|
Wendell Brooks teaches ninth-grade world history at Berkeley High School in Berkeley, California. Situated near the University of California at Berkeley, the high school has 3,500 students representing the city's ethnic and socioeconomic diversity.
Mr. Brooks began his year by reviewing the U.S. history that students had studied the previous year and looking at the rise of democratic ideas. By the time students got to the lesson on competing ideologies, they had studied world history through World War I, focusing on patterns of interaction among nations and their ideologies. Mr. Brooks expected students to have a solid understanding of economics, the concept of the nation-state, and the contractual relationship between each type of government and its citizens.
The lesson "Competing Ideologies" fell within the unit Years of Crisis, which covered the international tensions that existed between the world wars.
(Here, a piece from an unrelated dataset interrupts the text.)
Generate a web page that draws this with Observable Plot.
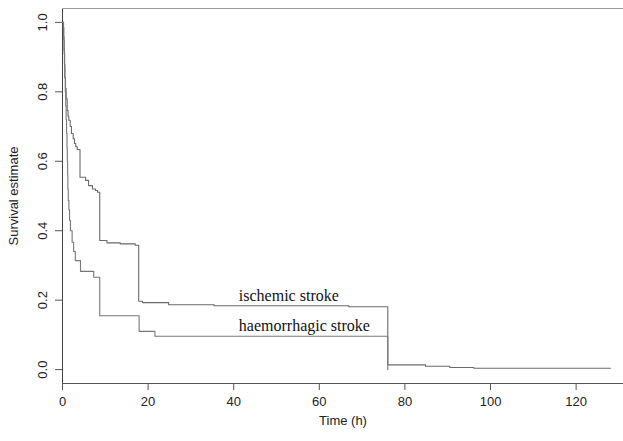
<!DOCTYPE html>
<html><head><meta charset="utf-8">
<script src="https://cdn.jsdelivr.net/npm/d3@7"></script>
<script src="https://cdn.jsdelivr.net/npm/@observablehq/plot@0.6"></script>
<style>
body{margin:0;background:#fff;}
#chart svg{display:block;}
</style>
</head><body><div id="chart"></div>
<script>
// Kaplan–Meier survival estimates (time in hours)
const ischemicTime = [0, 0.2, 0.3, 0.4, 0.5, 0.55, 0.7, 0.85, 1.1, 1.3, 1.47, 1.8, 2.1, 2.5, 2.8, 3.1, 3.43, 4.09, 5.4, 6.1, 7.0, 7.7, 8.2, 8.7, 10.4, 13.5, 17.0, 17.8, 18.7, 24.8, 35.4, 66.9, 76.0, 84.8, 90.5, 96.1, 128];
const ischemicSurv = [1.0, 0.985, 0.95, 0.91, 0.87, 0.842, 0.81, 0.78, 0.746, 0.73, 0.718, 0.70, 0.68, 0.665, 0.651, 0.642, 0.634, 0.554, 0.545, 0.53, 0.52, 0.516, 0.511, 0.372, 0.365, 0.362, 0.358, 0.197, 0.193, 0.187, 0.184, 0.181, 0.0135, 0.0095, 0.006, 0.004, 0.004];
const haemTime = [0, 0.25, 0.35, 0.45, 0.55, 0.65, 0.75, 0.85, 0.95, 1.05, 1.12, 1.2, 1.25, 1.35, 1.5, 1.65, 1.85, 2.25, 2.6, 3.0, 4.2, 7.3, 8.7, 17.9, 21.6, 76.0];
const haemSurv = [1.0, 0.96, 0.92, 0.88, 0.84, 0.80, 0.76, 0.72, 0.68, 0.64, 0.60, 0.56, 0.52, 0.487, 0.46, 0.43, 0.40, 0.367, 0.34, 0.314, 0.283, 0.266, 0.155, 0.11, 0.096, 0];

const xTicks = [0, 20, 40, 60, 80, 100, 120];
const yTicks = [0, 0.2, 0.4, 0.6, 0.8, 1.0];
const curveLabels = ["ischemic stroke", "haemorrhagic stroke"];
const curveLabelX = [41.2, 41.2];
const curveLabelY = [0.212, 0.126];

const ischemic = ischemicTime.map((t, i) => ({t, s: ischemicSurv[i]}));
const haem = haemTime.map((t, i) => ({t, s: haemSurv[i]}));
const labels = curveLabels.map((name, i) => ({name, t: curveLabelX[i], s: curveLabelY[i]}));

const xDomain = [0, 131.07];
const yDomain = [-0.04, 1.04];

const chart = Plot.plot({
  width: 623,
  height: 441,
  marginLeft: 62,
  marginRight: 0,
  marginTop: 8,
  marginBottom: 58,
  style: {fontFamily: "'Liberation Sans', Arial, sans-serif", fontSize: "13px", color: "#222", background: "#fff"},
  x: {domain: xDomain},
  y: {domain: yDomain},
  marks: [
    Plot.ruleX([xDomain[0]], {stroke: "#444", strokeWidth: 1}),
    Plot.ruleY([yDomain[0]], {stroke: "#555", strokeWidth: 1}),
    Plot.ruleY([yDomain[1]], {stroke: "#999", strokeWidth: 1}),
    Plot.axisX({ticks: xTicks, tickSize: 7, tickPadding: 6, stroke: "#555", label: "Time (h)", labelAnchor: "center", labelArrow: "none", labelOffset: 41, fontSize: 13}),
    Plot.axisY({ticks: yTicks, tickSize: 7, tickRotate: -90, tickPadding: 9, tickFormat: d3.format(".1f"), stroke: "#555", label: "Survival estimate", labelAnchor: "center", labelArrow: "none", labelOffset: 54, fontSize: 13}),
    Plot.line(ischemic, {x: "t", y: "s", curve: "step-after", stroke: "#6a6a6a", strokeWidth: 1.1}),
    Plot.line(haem, {x: "t", y: "s", curve: "step-after", stroke: "#777", strokeWidth: 1.1}),
    Plot.text(labels, {x: "t", y: "s", text: "name", textAnchor: "start", fontFamily: "'Liberation Serif', 'Times New Roman', serif", fontSize: 16, fill: "#111"})
  ]
});
document.getElementById("chart").append(chart);
</script>
</body></html>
The lesson was based on two specific standards within the California Frameworks:
1) Analyze the emergence of capitalism as a dominant economic pattern and the responses to it, including Utopianism, Social Democracy, Socialism, and Communism
2) Analyze the rise of totalitarian governments after World War I.
In this lesson, Mr. Brooks used the Socratic method to generate class discussion by asking questions, and then asking students to discuss the thinking behind different governing ideologies during the "years of crisis."
The class went on to study units on World War II, the Holocaust, and the postwar world. Mr. Brooks built on the concepts presented in "Competing Ideologies" to help his students understand the ongoing connection between ideologies and world events.